§ Source excerpt:
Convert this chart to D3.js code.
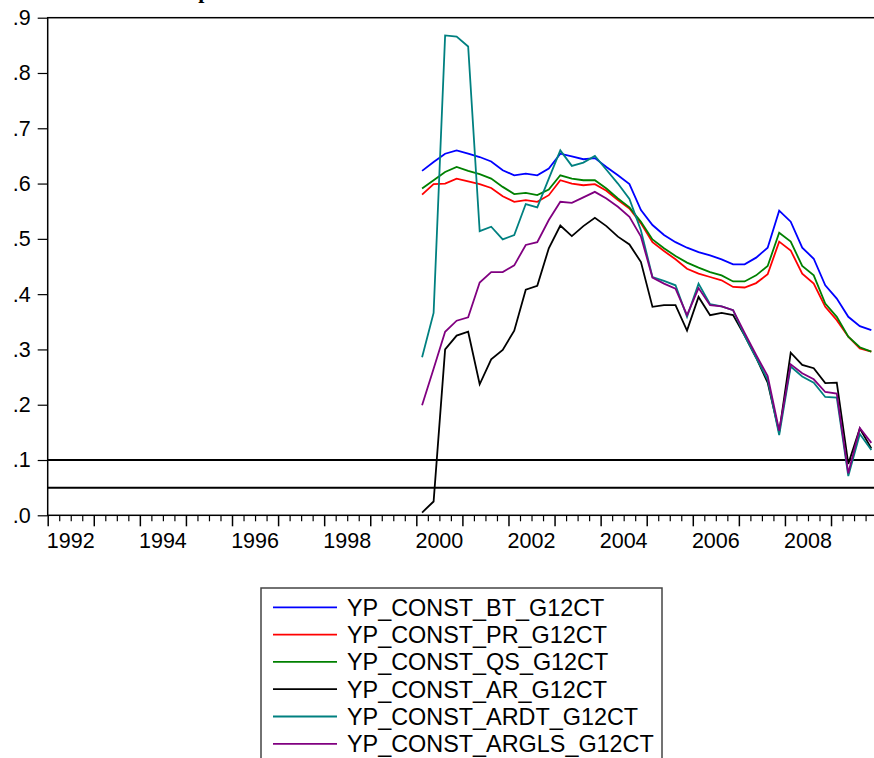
<!DOCTYPE html>
<html>
<head>
<meta charset="utf-8">
<script src="https://cdn.jsdelivr.net/npm/d3@7"></script>
<style>
  html, body { margin: 0; padding: 0; background: #fff; }
  svg { display: block; font-family: "Liberation Sans", Arial, sans-serif; }
</style>
</head>
<body>
<svg id="chart" width="874" height="758"></svg>
<script>
// Quarterly sample 2000Q1 - 2009Q4
const startYear = 2000;
const nQuarters = 40;

const seriesNames = [
  "YP_CONST_BT_G12CT",
  "YP_CONST_PR_G12CT",
  "YP_CONST_QS_G12CT",
  "YP_CONST_AR_G12CT",
  "YP_CONST_ARDT_G12CT",
  "YP_CONST_ARGLS_G12CT"
];
const seriesColors = ["#0000ff", "#ff0000", "#008000", "#000000", "#008080", "#800080"];

const bt = [0.623, 0.639, 0.654, 0.660, 0.654, 0.648, 0.640, 0.624,
            0.615, 0.618, 0.615, 0.627, 0.654, 0.649, 0.644, 0.646,
            0.630, 0.615, 0.599, 0.552, 0.525, 0.507, 0.494, 0.484,
            0.476, 0.470, 0.463, 0.454, 0.454, 0.466, 0.484, 0.551,
            0.531, 0.484, 0.464, 0.416, 0.392, 0.359, 0.342, 0.335];
const pr = [0.580, 0.599, 0.600, 0.609, 0.604, 0.599, 0.592, 0.577,
            0.567, 0.570, 0.567, 0.579, 0.606, 0.600, 0.597, 0.599,
            0.587, 0.570, 0.555, 0.528, 0.494, 0.478, 0.463, 0.446,
            0.437, 0.431, 0.425, 0.413, 0.412, 0.420, 0.436, 0.495,
            0.479, 0.437, 0.419, 0.377, 0.353, 0.323, 0.302, 0.296];
const qs = [0.591, 0.606, 0.621, 0.630, 0.623, 0.617, 0.609, 0.594,
            0.581, 0.583, 0.579, 0.589, 0.615, 0.609, 0.606, 0.606,
            0.591, 0.573, 0.557, 0.531, 0.499, 0.483, 0.469, 0.457,
            0.448, 0.440, 0.434, 0.423, 0.423, 0.434, 0.451, 0.511,
            0.495, 0.451, 0.434, 0.383, 0.359, 0.323, 0.304, 0.296];
const ar = [0.005, 0.025, 0.300, 0.325, 0.332, 0.237, 0.282, 0.299,
            0.334, 0.408, 0.415, 0.483, 0.524, 0.505, 0.523, 0.538,
            0.523, 0.504, 0.490, 0.458, 0.377, 0.380, 0.380, 0.334,
            0.395, 0.362, 0.366, 0.362, 0.325, 0.285, 0.240, 0.150,
            0.294, 0.272, 0.266, 0.239, 0.240, 0.093, 0.157, 0.121];
const ardt = [0.286, 0.366, 0.868, 0.866, 0.848, 0.514, 0.522, 0.499,
              0.507, 0.563, 0.557, 0.609, 0.660, 0.632, 0.638, 0.650,
              0.625, 0.600, 0.572, 0.515, 0.431, 0.424, 0.416, 0.359,
              0.419, 0.382, 0.378, 0.371, 0.325, 0.285, 0.245, 0.145,
              0.269, 0.251, 0.240, 0.214, 0.213, 0.071, 0.147, 0.118];
const argls = [0.199, 0.265, 0.332, 0.352, 0.358, 0.421, 0.440, 0.440,
               0.452, 0.489, 0.494, 0.534, 0.567, 0.565, 0.575, 0.585,
               0.573, 0.558, 0.540, 0.504, 0.430, 0.419, 0.410, 0.362,
               0.411, 0.380, 0.378, 0.371, 0.330, 0.290, 0.252, 0.153,
               0.273, 0.257, 0.246, 0.223, 0.220, 0.076, 0.158, 0.131];

const seriesValues = [bt, pr, qs, ar, ardt, argls];

// Reference levels
const refLevels = [0.1, 0.05];

// Axis ticks
const yTicks = [0, 0.1, 0.2, 0.3, 0.4, 0.5, 0.6, 0.7, 0.8, 0.9];
const yearLabels = [1992, 1994, 1996, 1998, 2000, 2002, 2004, 2006, 2008];
const axisStartYear = 1992, axisEndYear = 2010;

const titleText = "Recession probabilities";

// ---- layout ----
const svg = d3.select("#chart");
const plotL = 47.7, plotR = 877.1, plotT = 17.7, plotB = 515.3;

const x = d3.scaleLinear().domain([axisStartYear, axisEndYear]).range([plotL, plotR]);
const y = d3.scaleLinear().domain([0, 0.9]).range([plotB, plotT]);

// time of each observation (centre of its quarter)
const obsTime = d3.range(nQuarters).map(i => startYear + i / 4 + 1 / 8);

// title (runs off the top edge)
svg.append("text")
  .attr("x", 101).attr("y", -2)
  .attr("font-family", "'Liberation Serif', 'Times New Roman', serif")
  .attr("font-weight", "bold")
  .attr("font-size", 22)
  .text(titleText);

// plot frame
svg.append("rect")
  .attr("x", plotL).attr("y", plotT)
  .attr("width", plotR - plotL).attr("height", plotB - plotT)
  .attr("fill", "none").attr("stroke", "#000").attr("stroke-width", 1.5);

// y axis
const yAxis = d3.axisLeft(y)
  .tickValues(yTicks)
  .tickSize(10)
  .tickSizeOuter(0)
  .tickPadding(7)
  .tickFormat(d => d3.format(".1f")(d).replace(/^0/, ""));
const gy = svg.append("g").attr("transform", `translate(${plotL},0)`).call(yAxis);
gy.select(".domain").remove();
gy.selectAll("line").attr("stroke", "#000").attr("stroke-width", 1.2);
gy.selectAll("text").attr("font-size", 21.5).attr("fill", "#000")
  .attr("font-family", "'Liberation Sans', Arial, sans-serif");

// x axis: quarter ticks and year ticks
const quarterTicks = d3.range(axisStartYear * 4, axisEndYear * 4).map(q => q / 4).filter(t => t % 1 !== 0);
const yearTicks = d3.range(axisStartYear, axisEndYear + 1);

const gq = svg.append("g").attr("transform", `translate(0,${plotB})`)
  .call(d3.axisBottom(x).tickValues(quarterTicks).tickSize(6).tickSizeOuter(0).tickFormat(""));
gq.select(".domain").remove();
gq.selectAll("line").attr("stroke", "#000").attr("stroke-width", 1.2);

const gyrs = svg.append("g").attr("transform", `translate(0,${plotB})`)
  .call(d3.axisBottom(x).tickValues(yearTicks).tickSize(11).tickSizeOuter(0).tickFormat(""));
gyrs.select(".domain").remove();
gyrs.selectAll("line").attr("stroke", "#000").attr("stroke-width", 1.5);

// year labels centred in their year
svg.append("g").selectAll("text")
  .data(yearLabels).join("text")
  .attr("x", d => x(d + 0.5))
  .attr("y", 548)
  .attr("text-anchor", "middle")
  .attr("font-size", 21.5)
  .attr("fill", "#000")
  .text(d => d);

// reference lines
svg.append("g").selectAll("line")
  .data(refLevels).join("line")
  .attr("x1", plotL).attr("x2", plotR)
  .attr("y1", d => y(d)).attr("y2", d => y(d))
  .attr("stroke", "#000").attr("stroke-width", 2);

// series lines
const line = d3.line()
  .x((d, i) => x(obsTime[i]))
  .y(d => y(d));

svg.append("g").selectAll("path")
  .data(seriesValues).join("path")
  .attr("d", d => line(d))
  .attr("fill", "none")
  .attr("stroke", (d, i) => seriesColors[i])
  .attr("stroke-width", 1.8)
  .attr("stroke-linejoin", "miter");

// legend
const lg = svg.append("g");
lg.append("rect")
  .attr("x", 261).attr("y", 588)
  .attr("width", 401).attr("height", 200)
  .attr("fill", "#fff").attr("stroke", "#444").attr("stroke-width", 1.5);

const rowY = i => 607.3 + i * 27.3;
lg.selectAll("line.key")
  .data(seriesNames).join("line")
  .attr("class", "key")
  .attr("x1", 273).attr("x2", 337)
  .attr("y1", (d, i) => rowY(i)).attr("y2", (d, i) => rowY(i))
  .attr("stroke", (d, i) => seriesColors[i])
  .attr("stroke-width", 1.8);
lg.selectAll("text.label")
  .data(seriesNames).join("text")
  .attr("class", "label")
  .attr("x", 347)
  .attr("y", (d, i) => rowY(i) + 8.3)
  .attr("font-size", 23.4)
  .attr("fill", "#000")
  .text(d => d);
</script>
</body>
</html>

§ The task: Please repeat exactly the data above from its first line to the line that contains "const nQuarters = 40;", inclusive, and leave every picture out.

§ The response:
Convert this chart to D3.js code.
<!DOCTYPE html>
<html>
<head>
<meta charset="utf-8">
<script src="https://cdn.jsdelivr.net/npm/d3@7"></script>
<style>
  html, body { margin: 0; padding: 0; background: #fff; }
  svg { display: block; font-family: "Liberation Sans", Arial, sans-serif; }
</style>
</head>
<body>
<svg id="chart" width="874" height="758"></svg>
<script>
// Quarterly sample 2000Q1 - 2009Q4
const startYear = 2000;
const nQuarters = 40;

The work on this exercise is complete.